The Kendrick Lamar and Drake feud is over — or at least it should be

 




The moment every rap fan has been waiting for finally happened: on Friday, Kendrick Lamar and Drake’s battle came to a climatic explosion of songs. The day started with Lamar’s “6:16 in LA,” which was followed by Drake’s seven-minute barrage “Family Matters,” which Lamar quickly chased with a six-minute gut-punch called “Meet the Grahams.” The songs gave us rap’s two biggest stars at their most biting, most determined to win and most nasty. The feud has gotten more personal than anticipated, and Kendrick’s execution feels like he landed the most impactful blows. The night would mark one of rap’s most unprecedented moments and a fight we’ll discuss for years. But due to the devastating nature of each rapper’s allegations and lyrics, it’s probably time for the diss records to stop — or at least go back to the type of rhyme battle this started as, if that’s even possible.

We’ve been waiting for Kendrick Lamar and Drake to air out their grievances for a decade, ever since Lamar called out Drake on Big Sean’s “Control” in 2013. The two have been trading subtle jabs since, and it was only a matter of time before we got a full-on battle. The fight would always happen — think Manny Pacquiao versus Floyd Mayweather, which boxing fans demanded for years — the two best in the world circling each other with rap fans anticipating the eventual matchup. But unlike the boxing match, Drake and Kendrick are meeting in their prime. Their jabs are as crisp as ever, and their haymakers are still to be feared.

At the start of this battle, it was clear Kendrick Lamar had a plan. Each song he dropped left a breadcrumb for a later one and a hint that a big left hook was waiting. Drake’s responses, especially his poorly executed “Taylor Made Freestyle,” which used artificial intelligence to mimic Tupac and Snoop Dogg’s voices, have felt more off-the-cuff and reactive. That tension between calculation and spontaneity played out on Friday as the day started with Kendrick’s “6:16 in LA.” He posted the song to Instagram along with a zoomed-in picture of a pair of Maybach driving gloves and spent three minutes alleging Drake can’t trust his friends and he has leaks in his camp.
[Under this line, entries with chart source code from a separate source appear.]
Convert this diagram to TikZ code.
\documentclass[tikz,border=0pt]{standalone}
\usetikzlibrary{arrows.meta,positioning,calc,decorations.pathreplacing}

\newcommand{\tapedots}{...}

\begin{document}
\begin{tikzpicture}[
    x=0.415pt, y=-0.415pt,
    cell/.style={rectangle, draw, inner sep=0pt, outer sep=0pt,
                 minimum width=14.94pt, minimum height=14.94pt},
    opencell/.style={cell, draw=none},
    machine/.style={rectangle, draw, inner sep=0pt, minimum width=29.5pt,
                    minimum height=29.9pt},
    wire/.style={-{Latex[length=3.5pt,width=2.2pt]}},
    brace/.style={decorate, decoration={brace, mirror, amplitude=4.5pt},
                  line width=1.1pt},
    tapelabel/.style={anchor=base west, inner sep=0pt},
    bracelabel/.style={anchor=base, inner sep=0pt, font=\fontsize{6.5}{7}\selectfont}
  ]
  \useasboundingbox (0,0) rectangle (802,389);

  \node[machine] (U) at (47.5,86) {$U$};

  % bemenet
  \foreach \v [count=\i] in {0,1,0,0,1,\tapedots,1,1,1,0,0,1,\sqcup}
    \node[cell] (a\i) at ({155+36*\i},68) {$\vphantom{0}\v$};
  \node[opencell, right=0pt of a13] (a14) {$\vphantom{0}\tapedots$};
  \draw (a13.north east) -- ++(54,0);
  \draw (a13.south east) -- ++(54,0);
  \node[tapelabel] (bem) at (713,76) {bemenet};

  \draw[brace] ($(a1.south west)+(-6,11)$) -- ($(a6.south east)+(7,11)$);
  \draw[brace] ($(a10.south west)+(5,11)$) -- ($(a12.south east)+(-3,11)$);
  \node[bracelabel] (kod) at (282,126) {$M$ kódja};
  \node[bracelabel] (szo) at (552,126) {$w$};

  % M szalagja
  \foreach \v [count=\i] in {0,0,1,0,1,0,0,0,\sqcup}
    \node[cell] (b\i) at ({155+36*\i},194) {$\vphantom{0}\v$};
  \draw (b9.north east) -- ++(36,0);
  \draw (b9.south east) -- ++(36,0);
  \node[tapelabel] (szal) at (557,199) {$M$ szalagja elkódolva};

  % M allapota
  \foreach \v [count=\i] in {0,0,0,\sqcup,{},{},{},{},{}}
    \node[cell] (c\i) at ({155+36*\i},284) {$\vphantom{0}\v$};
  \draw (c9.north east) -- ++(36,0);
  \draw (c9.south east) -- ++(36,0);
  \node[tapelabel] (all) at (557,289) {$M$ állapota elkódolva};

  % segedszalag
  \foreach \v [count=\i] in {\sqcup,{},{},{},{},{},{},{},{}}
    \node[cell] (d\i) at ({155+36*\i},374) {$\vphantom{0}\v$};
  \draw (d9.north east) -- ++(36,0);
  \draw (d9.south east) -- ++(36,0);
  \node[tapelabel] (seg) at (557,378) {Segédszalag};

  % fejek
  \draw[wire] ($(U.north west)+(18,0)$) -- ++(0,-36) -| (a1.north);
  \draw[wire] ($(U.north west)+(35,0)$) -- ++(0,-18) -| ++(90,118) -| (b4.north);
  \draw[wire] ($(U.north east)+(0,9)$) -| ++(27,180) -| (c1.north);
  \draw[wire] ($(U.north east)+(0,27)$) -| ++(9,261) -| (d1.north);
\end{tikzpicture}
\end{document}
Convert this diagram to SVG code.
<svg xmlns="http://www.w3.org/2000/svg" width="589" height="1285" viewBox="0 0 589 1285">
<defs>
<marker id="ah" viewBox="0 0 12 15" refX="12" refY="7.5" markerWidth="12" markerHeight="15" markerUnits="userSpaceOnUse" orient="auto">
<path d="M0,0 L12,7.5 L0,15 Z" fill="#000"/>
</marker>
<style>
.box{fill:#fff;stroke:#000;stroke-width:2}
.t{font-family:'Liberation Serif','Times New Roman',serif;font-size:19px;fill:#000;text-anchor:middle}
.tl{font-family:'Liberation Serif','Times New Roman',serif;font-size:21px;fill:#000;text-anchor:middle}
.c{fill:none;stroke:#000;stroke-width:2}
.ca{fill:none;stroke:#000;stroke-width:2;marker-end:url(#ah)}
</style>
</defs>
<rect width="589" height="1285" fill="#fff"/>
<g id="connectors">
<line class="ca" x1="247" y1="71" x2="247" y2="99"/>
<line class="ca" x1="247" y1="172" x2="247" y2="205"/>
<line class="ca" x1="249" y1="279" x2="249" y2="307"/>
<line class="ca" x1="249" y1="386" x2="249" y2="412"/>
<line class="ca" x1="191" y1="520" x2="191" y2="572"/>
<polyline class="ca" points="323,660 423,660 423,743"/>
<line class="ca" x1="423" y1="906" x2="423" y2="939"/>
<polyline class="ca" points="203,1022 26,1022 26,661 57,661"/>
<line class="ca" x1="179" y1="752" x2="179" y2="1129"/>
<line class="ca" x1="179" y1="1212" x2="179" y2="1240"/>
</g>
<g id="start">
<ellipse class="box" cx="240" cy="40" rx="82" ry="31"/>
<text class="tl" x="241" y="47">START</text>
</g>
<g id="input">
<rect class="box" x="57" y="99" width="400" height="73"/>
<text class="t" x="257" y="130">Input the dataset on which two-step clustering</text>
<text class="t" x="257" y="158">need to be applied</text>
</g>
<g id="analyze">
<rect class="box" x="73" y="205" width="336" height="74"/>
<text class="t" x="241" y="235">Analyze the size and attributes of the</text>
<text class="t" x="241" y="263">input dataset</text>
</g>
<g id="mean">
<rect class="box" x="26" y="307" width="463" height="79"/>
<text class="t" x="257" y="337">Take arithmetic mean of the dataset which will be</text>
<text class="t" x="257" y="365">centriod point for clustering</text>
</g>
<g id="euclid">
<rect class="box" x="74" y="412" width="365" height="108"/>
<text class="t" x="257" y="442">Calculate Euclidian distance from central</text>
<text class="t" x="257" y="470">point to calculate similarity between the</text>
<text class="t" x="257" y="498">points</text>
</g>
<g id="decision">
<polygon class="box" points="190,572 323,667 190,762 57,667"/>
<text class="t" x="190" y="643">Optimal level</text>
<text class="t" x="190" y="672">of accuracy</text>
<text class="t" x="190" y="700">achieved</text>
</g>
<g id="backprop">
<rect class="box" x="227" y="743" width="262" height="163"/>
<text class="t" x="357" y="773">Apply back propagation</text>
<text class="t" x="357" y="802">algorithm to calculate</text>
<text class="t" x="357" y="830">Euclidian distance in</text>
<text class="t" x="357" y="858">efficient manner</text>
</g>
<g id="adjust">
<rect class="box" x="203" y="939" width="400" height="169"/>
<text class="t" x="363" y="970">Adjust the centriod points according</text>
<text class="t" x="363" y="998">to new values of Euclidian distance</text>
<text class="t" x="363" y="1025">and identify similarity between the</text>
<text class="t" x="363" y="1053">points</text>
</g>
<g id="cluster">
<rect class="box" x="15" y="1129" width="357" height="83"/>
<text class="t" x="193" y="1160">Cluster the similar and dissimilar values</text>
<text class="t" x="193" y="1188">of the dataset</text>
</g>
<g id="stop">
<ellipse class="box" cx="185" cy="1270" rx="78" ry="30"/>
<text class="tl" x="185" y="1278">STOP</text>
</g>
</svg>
The song, again, was precise and sent the internet on a scavenger hunt to find hidden meanings: did 6:16 refer to Tupac’s birthday, Father’s Day, the date Euphoria aired, Bible scriptures or any other theory hip-hop Reddit could uncover? The song made it known that Kendrick at least had an idea of what Drake was planning, and it was all because his inner circle wasn’t so inner: “Are you finally ready to play have-you-ever? Let’s see/ Have you ever thought that OVO is workin’ for me?”

“6:16 in LA” dropped days after Kendrick Lamar’s “Euphoria,” making it two records in a row. This flipped Drake’s most famous victory, his 2015 “Back To Back” moment where he released two consecutive songs dissing Meek Mill. Lamar also continued his deep character analysis and deconstruction of Drake. Still, it felt like he was holding something back, promising there was more he wasn’t saying.

As the day went on, it seemed inevitable that we’d hear Drake’s response sooner rather than later. DJ Akademiks, the Brian Windhorst to Drake’s LeBron James, alluded to something happening. And as we crept closer to midnight, the response felt inevitable.

In Friday’s late hours, Drake unveiled a seven-minute music video called “Family Matters,” where he unloaded on everyone from Rick Ross to The Weeknd and A$AP Rocky. In a vacuum, this song would be one of the strongest diss records of all time as each of those artists caught serious heat from Drizzy (“I ain’t even know you rapped still ’cause they only talkin’ ’bout your ‘fit again,” he hilariously tells Rocky). But those were appetizers. The song would always be made by what he would say to and about Kendrick Lamar.

“Family Matters” is some of the best rapping Drake’s done in his career. He knew he was up against the premier lyricist of our era, and he stepped up tremendously. “They shook about what I’ma say, but textin’ your phone like, ‘We already won,’” he raps with a command of the beat that flexes why he’s more than the singing and dancing pop act Kendrick Lamar has tried to portray him as. The song isn’t without some cringeworthy moments, not the least of which is the line, “Always rappin’ like you ’bout to get the slaves freed,” as a pejorative. It’s just an odd line to employ, especially as many of the jabs aimed at Drake focuses on his relation to Blackness. It’s also reminiscent of his “whipped and chained like Black American slaves” line from last year’s “Slime You Out.”

That line was buried, though, by so many of the other noteworthy moments in the song. Drake used “Family Matters” to levy some major accusations at Kendrick, namely that he abuses his partner and that his child’s father is supposedly Kendrick’s long-time collaborator and business partner, Dave Free. The song had everything that a knockout blow in 2024 requires, for better or worse: accusations, tea, lyricism, wittiness and vitriol. The song should have been the talk of the weekend.